Google’s long-term goal, however, is to develop bigger, more sophisticated quantum algorithms that can be used in applications such as machine learning and artificial intelligence, making quantum computing useful to the company’s core business of selling ads, he said.

Google’s collaboration with the universities will be spearheaded out of the Australian Research Hub the advertising giant has just opened in Sydney, on the former site of this newspaper.

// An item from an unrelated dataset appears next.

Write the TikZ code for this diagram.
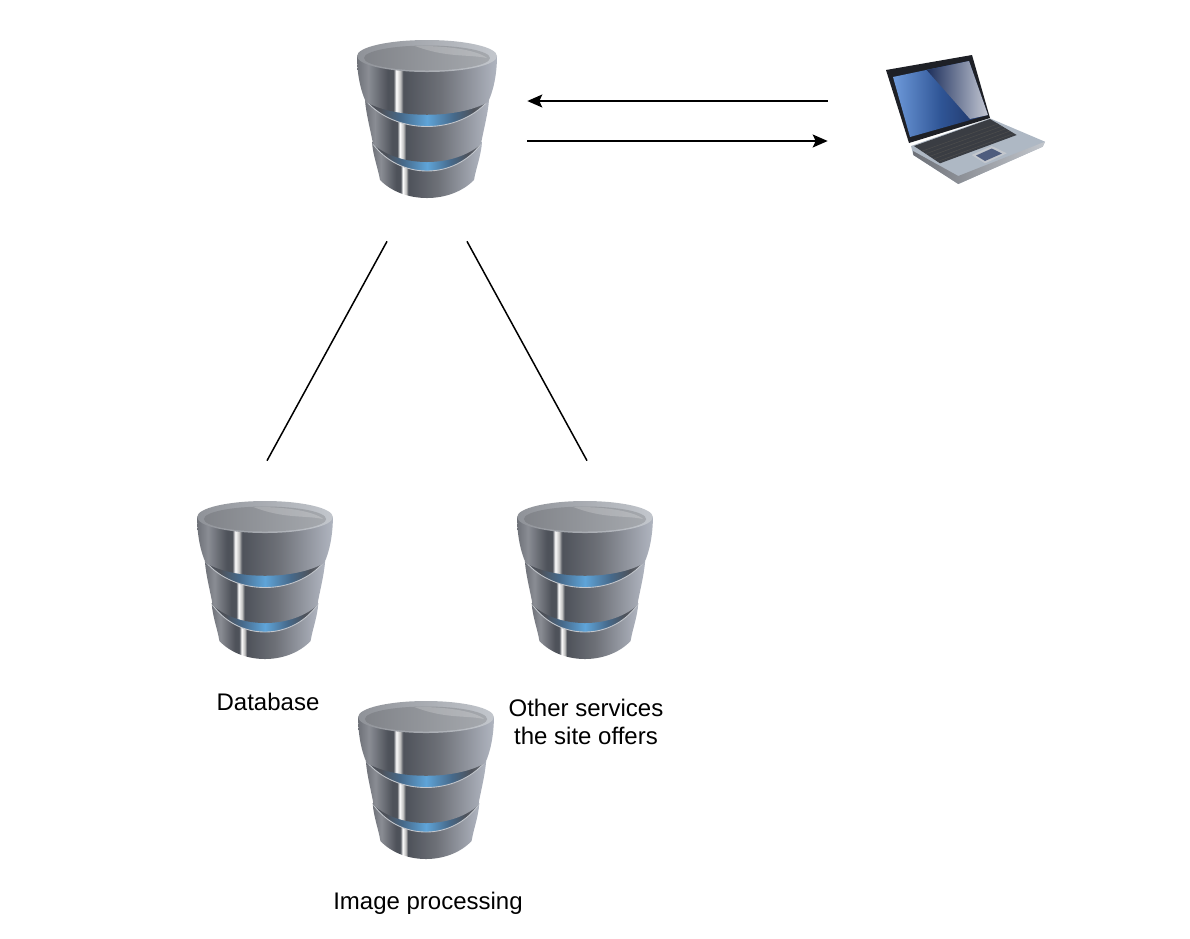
\documentclass[tikz,border=0pt]{standalone}
\usepackage{fontspec}
\setmainfont{Liberation Sans}
\usetikzlibrary{arrows.meta,calc}
\definecolor{rimgray}{HTML}{C3C7CD}
\definecolor{rimdark}{HTML}{8F9298}
\definecolor{slatedark}{HTML}{4E525A}
\definecolor{slatemid}{HTML}{8A8D94}
\definecolor{slateedge}{HTML}{6E7178}
\definecolor{slatelight}{HTML}{B0B5C0}
\definecolor{glowblue}{HTML}{5FA4D8}
\definecolor{glowdim}{HTML}{46698A}
\definecolor{lidblack}{HTML}{1E2026}
\definecolor{basesilver}{HTML}{AEB8C4}
\definecolor{keydark}{HTML}{3A3D43}
\definecolor{screenlight}{HTML}{6E9ADA}
\definecolor{screenmid}{HTML}{2F5596}
\definecolor{screendark}{HTML}{1D2F5C}
\definecolor{screenglare}{HTML}{C4C8D4}
\pgfdeclarehorizontalshading{cylbody}{100bp}{color(0bp)=(slateedge);
  color(25bp)=(slateedge); color(29bp)=(slatemid); color(36bp)=(slatedark);
  color(38bp)=(slatedark); color(39bp)=(white); color(40.5bp)=(white!75!black);
  color(41.5bp)=(slatedark); color(55bp)=(slateedge); color(75bp)=(slatelight);
  color(100bp)=(slatelight)}
\pgfdeclarehorizontalshading{bandglow}{100bp}{color(0bp)=(slatedark);
  color(25bp)=(slatedark); color(31bp)=(slatedark); color(39bp)=(glowdim); color(50bp)=(glowblue);
  color(61bp)=(glowdim); color(69bp)=(slatedark); color(75bp)=(slateedge); color(100bp)=(slateedge)}
\tikzset{
  iconbox/.style={minimum width=4cm,minimum height=4cm,inner sep=0pt},
  textlabel/.style={font=\fontsize{13.66}{15.9}\selectfont,align=center,inner sep=0pt},
  linkline/.style={draw=black,line width=0.03cm},
  linkarrow/.style={linkline,-{Stealth[length=0.3cm,width=0.26cm,inset=0.06cm]}},
  dbicon/.pic={
    \foreach \xa/\ya/\xb/\yb/\lift/\xc/\yc/\dip in {55/22/47/60/24/54/24/36,62/-20/54/24/24/61/-19/34}{
      \shade[shading=cylbody] (-\xa,\ya) .. controls (-\xa+1,\ya+14) and (-\xb-2,\yb-12) .. (-\xb,\yb) .. controls (-0.5*\xb,\yb+\lift) and (0.5*\xb,\yb+\lift) .. (\xb,\yb) .. controls (\xb+2,\yb-12) and (\xa-1,\ya+14) .. (\xa,\ya) -- cycle;
      \shade[shading=bandglow,draw=rimgray,line width=0.5pt] (-\xc,\yc) .. controls (-0.5*\xc,\yc+\dip) and (0.5*\xc,\yc+\dip) .. (\xc,\yc) -- cycle;
    }
    \shade[shading=cylbody] (-70,-64) .. controls (-70,-45) and (-66,-28) .. (-61,-18) .. controls (-31,-1) and (31,-1) .. (61,-18) .. controls (66,-28) and (70,-45) .. (70,-64) -- cycle;
    \shade[left color=rimdark,right color=rimgray] (0,-64) ellipse [x radius=70,y radius=16];
    \shade[left color=rimdark!90!black,right color=rimgray!85!black] (0,-62) ellipse [x radius=63,y radius=12.5];
    \fill[white,opacity=0.2] (-12,-74) .. controls (20,-74.5) and (50,-70) .. (60,-62) .. controls (40,-66) and (20,-62) .. (-12,-74);
  }
}
\begin{document}
\begin{tikzpicture}[x=0.02cm,y=-0.02cm]
  \useasboundingbox (0,0) rectangle (1190,938);
  % icon boxes
  \node[iconbox] (server) at (427,141) {};
  \node[iconbox] (database) at (267,561) {};
  \node[iconbox] (services) at (587,561) {};
  \node[iconbox] (imaging) at (427,761) {};
  \node[iconbox,minimum width=5.48cm] (laptop) at (965,141) {};
  \pic at (427,120) {dbicon};
  \pic[xscale=0.97] at (265,581) {dbicon};
  \pic[xscale=0.97] at (585,581) {dbicon};
  \pic[xscale=0.97] at (426,781) {dbicon};
  % laptop
  \fill[basesilver] (911,146) -- (990,118.3) -- (1045,141.7) -- (1042.7,146.7) -- (958.3,184) -- (913.3,155) -- cycle;
  \shade[left color=slateedge,right color=rimgray] (913,151) -- (958.3,176) -- (1045,141.7) -- (1042.7,146.7) -- (958.3,184) -- (913.3,155) -- cycle;
  \fill[keydark] (914,146) -- (990,119) -- (1016.7,135) -- (940,163.3) -- cycle;
  \foreach \t in {0.3,0.45,0.6,0.75,0.9}{
    \draw[black!70!white,line width=0.3pt] ($(914,146)!\t!(940,163.3)$) -- ($(990,119)!\t!(1016.7,135)$);
  }
  \fill[rimgray] (971.7,155) -- (991.7,146) -- (1006.7,153.3) -- (985,163.3) -- cycle;
  \fill[screendark!70!rimgray] (976,155.5) -- (991.7,148.5) -- (1002,153.5) -- (985,161) -- cycle;
  \fill[lidblack] (886,70) -- (972,55) -- (990,118) -- (909,143) -- cycle;
  \shade[shading angle=25,left color=screenlight,right color=screendark,middle color=screenmid] (893,77) -- (969,61) -- (988,115) -- (910,137) -- cycle;
  \shade[shading angle=35,left color=screendark,right color=screenglare] (926.7,70) -- (969,61) -- (988,115) -- (970,119) -- cycle;
  % links
  \draw[linkarrow] ([yshift=0.8cm]laptop.west) -- ([yshift=0.8cm]server.east);
  \draw[linkarrow] (server.east) -- (laptop.west);
  \draw[linkline] ([xshift=-0.8cm]server.south) -- (database.north);
  \draw[linkline] ([xshift=0.8cm]server.south) -- (services.north);
  % labels
  \node[textlabel] (dblabel) at (268,702) {Database};
  \node[textlabel] (serviceslabel) at (586,722) {Other services\\the site offers};
  \node[textlabel] (imagelabel) at (428,903) {Image processing};
\end{tikzpicture}
\end{document}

It has contracted Marika Kieferova, a lecturer in quantum algorithms at UTS, to run the collaboration.

Australia’s Chief Scientist, Cathy Foley, said in a statement the collaboration was “a step in building Australia’s quantum industry here”.

‘Punching above its weight’

“Having Google’s investment in Australian quantum science is a testament to the world-class research that has been supported by the Australian Research Council for over two decades,” she said.

“Australia is punching above its weight in terms of investments and successes in quantum computing,” Dr Neven said, noting that some of the experts at QuAIL had been trained in Australia.

“There’s a broad range of [quantum] activities going on in Australia, and it was just natural for us, given the scarcity of global talent in this space, to tap into Australian collaborations,” he said.

One class of quantum computing algorithm the Australian researchers probably would not be focusing on was optimisation software, Dr Neven said.

Solving optimisation problems, such as figuring out what is the best route for a delivery van to take, was expected to be one of the major industrial applications for quantum computers, alongside drug discovery.

But in a huge blow to the industry, scientists recently figured out that the speed running optimisation software on a quantum computer would actually be slower than running it on a supercomputer, meaning there is no “quantum gain” at least until quantum computers have parts inside them that run much, much faster than they do now.

Logic switches that flip in nanoseconds inside a regular computer chip take 10,000 times longer to flip in a quantum computer, and given that quantum optimisation algorithms are not 10,000 times faster than classical optimisation algorithms, they’re not going to as useful as was once thought, he said.

Indeed, Dr Neven got Google into the quantum computing race in the first place on the premise that its core machine learning technology could be dramatically improved by quantum optimisation, so the news that it’s slower was a big disappointment, he said.

“You lose some, you win some. It’s still true that at some point in the future, machine learning will be done with quantum processors,” he said.